まずは課題の検討から着手することに。所属部署は異なるものの、メンバーの業務で共通していたのが“相談対応”だった。これを課題の軸にすることは決まったが、その先の議論で苦戦を強いられた。職員同士がほぼ初対面だったこともあり、互いの業務が分からない状態で論点が定まらず、話が停滞することも多々あったという。「それぞれが自分の業務に行き詰まりを感じていながらも、それをどうしたいのかをうまく言語化できずにいました。しかし、メンバーの1人が経験した事例をモデルケースにすることで、支援が必要な人に“いかに適切なタイミングで支援できるか”が共通課題だということが明確になったのです」。

重層的支援が求められるケースでは、支援の方向性が多岐にわたる。健康や金銭といった福祉の分野だけでなく、近隣トラブルや就労問題などが複雑に絡み合うことも多い。しかし、相談のタイミング次第では十分な支援が間に合わず、課題が複雑化・重度化することも少なくない。そうなる前に相談を受けるためには何が必要か。その課題を深掘りする中で、チームとして目指す方向が明確になり、一体感が生まれた。さらには、話し合いを重ねるうちに互いの立場を理解できるようになり、結果として連携の方法にも具体性が加わったという。「地域住民や関係者との風通しをよくして、地域で起きたことを気軽に話してもらえるような関係をつくることが大事だと気づきました」。

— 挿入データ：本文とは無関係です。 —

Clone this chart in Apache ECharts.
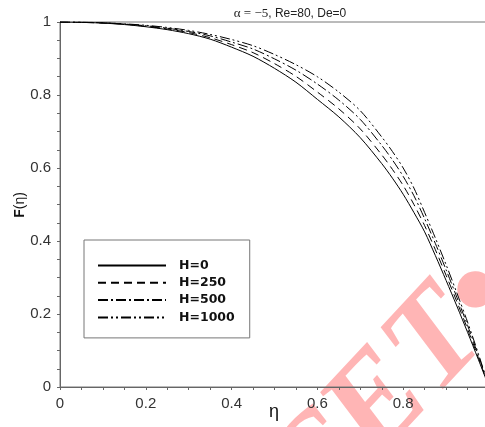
<!DOCTYPE html>
<html><head><meta charset="utf-8">
<script src="https://cdn.jsdelivr.net/npm/echarts@6/dist/echarts.min.js"></script>
<style>html,body{margin:0;padding:0;background:#fff}#c{width:485px;height:427px}</style>
</head><body><div id="c"></div>
<script>
const eta     = [0,0.05,0.1,0.15,0.2,0.25,0.3,0.35,0.4,0.45,0.5,0.55,0.6,0.65,0.7,0.75,0.775,0.8,0.825,0.85,0.875,0.9,0.925,0.95,0.975,1.0];
const F_H0    = [1.0,0.999,0.997,0.993,0.987,0.979,0.968,0.953,0.931,0.906,0.873,0.835,0.788,0.740,0.683,0.612,0.572,0.528,0.478,0.425,0.360,0.292,0.222,0.150,0.076,0];
const F_H250  = [1.0,0.999,0.997,0.994,0.988,0.981,0.971,0.957,0.938,0.916,0.886,0.851,0.808,0.762,0.707,0.636,0.596,0.552,0.500,0.442,0.376,0.306,0.234,0.159,0.081,0];
const F_H500  = [1.0,0.9993,0.9977,0.9944,0.9897,0.983,0.974,0.962,0.945,0.926,0.899,0.868,0.830,0.786,0.733,0.662,0.622,0.577,0.524,0.461,0.393,0.321,0.246,0.169,0.087,0];
const F_H1000 = [1.0,0.9995,0.998,0.995,0.991,0.985,0.977,0.966,0.952,0.935,0.911,0.883,0.850,0.808,0.757,0.685,0.645,0.600,0.545,0.478,0.408,0.335,0.258,0.178,0.092,0];
const seriesNames = ['H=0','H=250','H=500','H=1000'];
const xTicks = [0,0.2,0.4,0.6,0.8];
const yTicks = [0,0.2,0.4,0.6,0.8,1];

const chart = echarts.init(document.getElementById('c'), null, {renderer:'canvas'});
const pairs = arr => eta.map((e,i)=>[e,arr[i]]);
const dashes = ['solid',[8,5],[10,3,2,3],[10,3,2,3,2,3]];
const datas = [F_H0,F_H250,F_H500,F_H1000];

const axisCommon = {
  axisLine:{show:true,lineStyle:{color:'#666',width:1}},
  axisTick:{show:true,inside:false,length:3,lineStyle:{color:'#666'}},
  minorTick:{show:true,splitNumber:4,length:3,lineStyle:{color:'#666'}},
  splitLine:{show:false},
  axisLabel:{color:'#333',fontFamily:'Liberation Sans, Arial',fontSize:15}
};

chart.setOption({
  animation:false,
  backgroundColor:'#fff',
  grid:{left:60,top:22,right:-4,bottom:40,show:true,borderColor:'#777',borderWidth:1,backgroundColor:'transparent',containLabel:false,outerBoundsMode:'none'},
  xAxis:Object.assign({},axisCommon,{type:'value',min:0,max:1,interval:0.2,
    axisLabel:Object.assign({},axisCommon.axisLabel,{margin:9,showMaxLabel:false,
      formatter:v=>{const t=xTicks.find(k=>Math.abs(k-v)<1e-9);return t===undefined?'':String(t);}})}),
  yAxis:Object.assign({},axisCommon,{type:'value',min:0,max:1,interval:0.2,
    axisLabel:Object.assign({},axisCommon.axisLabel,{margin:9,
      formatter:v=>{const t=yTicks.find(k=>Math.abs(k-v)<1e-9);return t===undefined?'':String(t);}})}),
  legend:{
    orient:'vertical',left:84,top:240,
    data:seriesNames,
    itemWidth:68,itemHeight:14,itemGap:4.3,
    padding:[19,15,14,13],
    borderColor:'#777',borderWidth:1,
    itemStyle:{opacity:0,color:'transparent',borderWidth:0},
    textStyle:{fontFamily:'DejaVu Sans',fontWeight:'bold',fontSize:12.5,color:'#111',padding:[0,0,0,8]}
  },
  graphic:[
    {type:'text',z:-10,silent:true,x:393,y:392,rotation:47*Math.PI/180,
      style:{text:'CET•',font:'italic bold 134px "Liberation Serif"',fill:'#ffb5b5',align:'center',verticalAlign:'middle'}},
    {type:'text',x:290,y:14,silent:true,
      style:{text:'{a|α = −5}{b|, Re=80, De=0}',align:'center',verticalAlign:'middle',
        rich:{a:{fontFamily:'Liberation Serif',fontSize:13,fill:'#222'},b:{fontFamily:'Liberation Sans',fontSize:12,fill:'#222'}}}},
    {type:'text',x:20,y:205,rotation:Math.PI/2,silent:true,
      style:{text:'{f|F}{g|(η)}',align:'center',verticalAlign:'middle',
        rich:{f:{fontFamily:'Liberation Sans',fontWeight:'bold',fontSize:14,fill:'#111'},g:{fontFamily:'Liberation Sans',fontSize:14,fill:'#111'}}}},
    {type:'text',x:274,y:412,silent:true,
      style:{text:'η',font:'18px "Liberation Sans"',fill:'#111',align:'center',verticalAlign:'middle'}}
  ],
  series:datas.map((d,i)=>({
    name:seriesNames[i],type:'line',data:pairs(d),showSymbol:false,symbol:'none',smooth:0.3,
    z:3,
    lineStyle:{color:'#000',width:1,type:dashes[i],cap:'butt'},
    itemStyle:{color:'#000'}
  }))
});
</script></body></html>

対話を重ね、半年間で気兼ねなく相談し合えるチームに。

プログラムで得た経験と結束で今後の福祉課題に向き合う。

メンバーの考え方にも変化が生じた。「多機関連携といえば、これまでは単に相談を担当課へ引き継ぐことや、会議での情報交換を想像していました。それ以前に、まずは複数の視点から課題を捉え、チームで目線を合わせること。そして思ったことの発信とフィードバックによる気づきを得ることで、初めて“連携している”状態になるのだと考えるようになりました」と山口さん。西村さんは「地域にどんな人がいて、どんな生活をしているかを把握すること、そのためにもっと外に出ていくことが大事だと気づきました。サロン事業※1の参加者に対しても“どこで買い物をしているか”など、生活に視点を置いた声かけを意識したいです」と語る。同課は地域の状況を把握する定例会を開催しているが、このプログラムをきっかけに、関わる部署が増えていったという。「特に、SC※2が当課担当者以外にチームのメンバーやその所属とつながり、情報交換がしやすくなりました」と山口さんは話す。

約半年間実施されたプログラムは終了し、チームとしても役目を終えたが、この経験で学んだ考え方を活かしながら、よりよい地域づくりを目指していく。「いつでも相談を受け止められるよう“常にバッターボックスに立ちつづけよう”とチーム内で話をしています。同じ方向を向くきっかけがあれば、このチームでもできたように役割分担しながら地域に関わることができると考えています」。

※1 高齢者や障害者の介護予防や生きがいづくりのために地域住民が集まって交流を広げる活動のこと
※2 生活支援コーディネーターのこと。地域の様々な機関や団体と連携して、高齢者が安心して暮らせる環境づくりに取り組む。